**Work to be completed:** What is needed is the run of lines from the one containing "Give me the TikZ source for this diagram." through the one containing "(mf) at (13,614)", echoed exactly, with both ends kept and nothing added.

··· Supplied data ···

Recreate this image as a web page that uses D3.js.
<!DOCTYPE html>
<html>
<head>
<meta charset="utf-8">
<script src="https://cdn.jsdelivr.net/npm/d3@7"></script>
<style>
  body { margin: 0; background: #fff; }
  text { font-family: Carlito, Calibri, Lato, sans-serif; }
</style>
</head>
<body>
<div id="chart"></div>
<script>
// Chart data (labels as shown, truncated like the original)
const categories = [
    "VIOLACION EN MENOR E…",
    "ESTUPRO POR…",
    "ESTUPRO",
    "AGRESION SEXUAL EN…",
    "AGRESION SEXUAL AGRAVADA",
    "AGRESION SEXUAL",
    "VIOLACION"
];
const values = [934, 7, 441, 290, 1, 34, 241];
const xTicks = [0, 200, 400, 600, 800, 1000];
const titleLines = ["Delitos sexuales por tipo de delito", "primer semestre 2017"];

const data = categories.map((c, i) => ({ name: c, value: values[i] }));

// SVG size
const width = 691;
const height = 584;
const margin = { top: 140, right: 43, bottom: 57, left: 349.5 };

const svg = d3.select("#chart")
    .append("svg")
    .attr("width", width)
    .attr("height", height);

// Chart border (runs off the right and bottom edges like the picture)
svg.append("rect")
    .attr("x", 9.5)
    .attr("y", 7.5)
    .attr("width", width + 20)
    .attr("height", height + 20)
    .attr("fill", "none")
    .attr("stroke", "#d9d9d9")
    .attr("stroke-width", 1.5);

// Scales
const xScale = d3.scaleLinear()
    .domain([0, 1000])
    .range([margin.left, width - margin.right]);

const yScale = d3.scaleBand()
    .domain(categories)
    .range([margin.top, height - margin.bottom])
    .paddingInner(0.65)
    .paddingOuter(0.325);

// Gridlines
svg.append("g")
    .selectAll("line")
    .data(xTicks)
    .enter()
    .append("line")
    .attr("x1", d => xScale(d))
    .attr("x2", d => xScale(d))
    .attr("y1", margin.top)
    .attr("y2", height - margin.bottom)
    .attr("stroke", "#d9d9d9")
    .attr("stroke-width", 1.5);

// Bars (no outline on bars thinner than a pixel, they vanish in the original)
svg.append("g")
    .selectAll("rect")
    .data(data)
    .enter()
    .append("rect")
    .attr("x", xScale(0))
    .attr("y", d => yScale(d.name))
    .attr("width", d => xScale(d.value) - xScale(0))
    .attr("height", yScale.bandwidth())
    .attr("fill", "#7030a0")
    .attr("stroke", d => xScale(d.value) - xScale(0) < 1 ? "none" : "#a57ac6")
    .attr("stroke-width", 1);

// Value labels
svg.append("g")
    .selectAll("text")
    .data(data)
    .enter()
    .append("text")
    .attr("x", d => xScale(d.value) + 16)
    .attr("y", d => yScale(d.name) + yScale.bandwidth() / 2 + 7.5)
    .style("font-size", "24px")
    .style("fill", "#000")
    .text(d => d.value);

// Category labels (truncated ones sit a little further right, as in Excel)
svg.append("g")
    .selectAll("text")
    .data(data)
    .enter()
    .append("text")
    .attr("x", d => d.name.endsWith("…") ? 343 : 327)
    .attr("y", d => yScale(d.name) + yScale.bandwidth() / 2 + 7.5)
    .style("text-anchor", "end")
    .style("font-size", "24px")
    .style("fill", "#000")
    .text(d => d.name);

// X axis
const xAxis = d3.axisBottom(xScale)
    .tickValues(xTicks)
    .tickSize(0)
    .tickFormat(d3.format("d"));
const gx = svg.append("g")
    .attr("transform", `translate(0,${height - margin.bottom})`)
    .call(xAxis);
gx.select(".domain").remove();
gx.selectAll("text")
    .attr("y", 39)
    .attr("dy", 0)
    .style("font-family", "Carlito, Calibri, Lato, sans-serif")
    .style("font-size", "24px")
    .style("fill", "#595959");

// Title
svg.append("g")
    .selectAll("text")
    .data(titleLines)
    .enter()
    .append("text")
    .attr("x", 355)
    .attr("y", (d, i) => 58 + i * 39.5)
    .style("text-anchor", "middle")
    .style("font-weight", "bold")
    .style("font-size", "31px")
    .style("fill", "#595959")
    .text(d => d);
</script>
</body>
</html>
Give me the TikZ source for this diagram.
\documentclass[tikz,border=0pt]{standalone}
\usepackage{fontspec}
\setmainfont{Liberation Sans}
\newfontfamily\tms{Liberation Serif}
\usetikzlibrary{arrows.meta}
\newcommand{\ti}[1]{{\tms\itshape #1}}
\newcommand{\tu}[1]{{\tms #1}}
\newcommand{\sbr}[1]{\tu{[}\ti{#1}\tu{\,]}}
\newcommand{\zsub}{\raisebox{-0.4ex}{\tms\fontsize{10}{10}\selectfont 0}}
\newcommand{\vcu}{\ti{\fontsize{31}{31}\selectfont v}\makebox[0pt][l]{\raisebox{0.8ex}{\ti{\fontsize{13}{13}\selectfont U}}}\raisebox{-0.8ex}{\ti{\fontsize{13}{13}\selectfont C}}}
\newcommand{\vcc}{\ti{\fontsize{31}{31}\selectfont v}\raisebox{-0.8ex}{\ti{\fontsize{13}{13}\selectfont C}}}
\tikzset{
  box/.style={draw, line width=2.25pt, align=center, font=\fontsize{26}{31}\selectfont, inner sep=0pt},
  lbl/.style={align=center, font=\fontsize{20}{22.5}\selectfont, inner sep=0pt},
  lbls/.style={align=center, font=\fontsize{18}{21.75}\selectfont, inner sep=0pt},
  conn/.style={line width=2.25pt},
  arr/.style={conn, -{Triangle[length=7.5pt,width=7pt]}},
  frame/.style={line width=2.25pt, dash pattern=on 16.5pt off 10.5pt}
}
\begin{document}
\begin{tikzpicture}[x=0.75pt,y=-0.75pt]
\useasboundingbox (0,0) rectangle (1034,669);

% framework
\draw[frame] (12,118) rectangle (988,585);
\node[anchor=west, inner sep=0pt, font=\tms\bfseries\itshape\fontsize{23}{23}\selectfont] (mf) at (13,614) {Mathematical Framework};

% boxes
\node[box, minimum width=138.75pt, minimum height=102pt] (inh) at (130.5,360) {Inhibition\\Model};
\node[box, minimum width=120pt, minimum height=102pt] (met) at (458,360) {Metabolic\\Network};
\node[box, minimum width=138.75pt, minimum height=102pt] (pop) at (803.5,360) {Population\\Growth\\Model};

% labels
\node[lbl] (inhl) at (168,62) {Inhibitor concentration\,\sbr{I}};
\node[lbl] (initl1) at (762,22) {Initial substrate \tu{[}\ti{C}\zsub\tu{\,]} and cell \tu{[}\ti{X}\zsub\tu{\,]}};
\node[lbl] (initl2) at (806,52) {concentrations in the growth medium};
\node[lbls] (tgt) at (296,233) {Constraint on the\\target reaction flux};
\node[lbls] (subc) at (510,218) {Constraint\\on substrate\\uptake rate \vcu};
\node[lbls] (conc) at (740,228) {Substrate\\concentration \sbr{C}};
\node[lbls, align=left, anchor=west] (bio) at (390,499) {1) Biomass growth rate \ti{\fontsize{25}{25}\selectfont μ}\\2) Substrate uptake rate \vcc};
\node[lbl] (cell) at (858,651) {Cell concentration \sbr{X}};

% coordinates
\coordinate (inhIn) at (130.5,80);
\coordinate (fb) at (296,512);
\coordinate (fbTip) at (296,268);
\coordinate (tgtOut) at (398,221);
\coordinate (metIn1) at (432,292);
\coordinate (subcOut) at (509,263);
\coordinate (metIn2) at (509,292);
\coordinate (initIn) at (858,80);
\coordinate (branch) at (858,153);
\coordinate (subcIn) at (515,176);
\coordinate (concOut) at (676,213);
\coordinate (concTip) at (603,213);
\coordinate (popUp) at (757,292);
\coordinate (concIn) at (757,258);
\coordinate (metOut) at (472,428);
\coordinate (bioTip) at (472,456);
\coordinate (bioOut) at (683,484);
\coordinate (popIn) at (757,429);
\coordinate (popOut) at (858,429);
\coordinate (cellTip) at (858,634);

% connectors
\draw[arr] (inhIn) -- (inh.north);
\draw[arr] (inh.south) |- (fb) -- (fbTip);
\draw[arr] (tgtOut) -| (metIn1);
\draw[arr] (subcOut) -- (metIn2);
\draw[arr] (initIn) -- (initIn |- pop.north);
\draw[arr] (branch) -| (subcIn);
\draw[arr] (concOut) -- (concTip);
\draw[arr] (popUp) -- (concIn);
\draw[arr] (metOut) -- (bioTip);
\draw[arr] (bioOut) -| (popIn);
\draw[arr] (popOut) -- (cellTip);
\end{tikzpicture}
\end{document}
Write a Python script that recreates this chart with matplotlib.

···

**Correct result:**
Give me the TikZ source for this diagram.
\documentclass[tikz,border=0pt]{standalone}
\usepackage{fontspec}
\setmainfont{Liberation Sans}
\newfontfamily\tms{Liberation Serif}
\usetikzlibrary{arrows.meta}
\newcommand{\ti}[1]{{\tms\itshape #1}}
\newcommand{\tu}[1]{{\tms #1}}
\newcommand{\sbr}[1]{\tu{[}\ti{#1}\tu{\,]}}
\newcommand{\zsub}{\raisebox{-0.4ex}{\tms\fontsize{10}{10}\selectfont 0}}
\newcommand{\vcu}{\ti{\fontsize{31}{31}\selectfont v}\makebox[0pt][l]{\raisebox{0.8ex}{\ti{\fontsize{13}{13}\selectfont U}}}\raisebox{-0.8ex}{\ti{\fontsize{13}{13}\selectfont C}}}
\newcommand{\vcc}{\ti{\fontsize{31}{31}\selectfont v}\raisebox{-0.8ex}{\ti{\fontsize{13}{13}\selectfont C}}}
\tikzset{
  box/.style={draw, line width=2.25pt, align=center, font=\fontsize{26}{31}\selectfont, inner sep=0pt},
  lbl/.style={align=center, font=\fontsize{20}{22.5}\selectfont, inner sep=0pt},
  lbls/.style={align=center, font=\fontsize{18}{21.75}\selectfont, inner sep=0pt},
  conn/.style={line width=2.25pt},
  arr/.style={conn, -{Triangle[length=7.5pt,width=7pt]}},
  frame/.style={line width=2.25pt, dash pattern=on 16.5pt off 10.5pt}
}
\begin{document}
\begin{tikzpicture}[x=0.75pt,y=-0.75pt]
\useasboundingbox (0,0) rectangle (1034,669);

% framework
\draw[frame] (12,118) rectangle (988,585);
\node[anchor=west, inner sep=0pt, font=\tms\bfseries\itshape\fontsize{23}{23}\selectfont] (mf) at (13,614) {Mathematical Framework};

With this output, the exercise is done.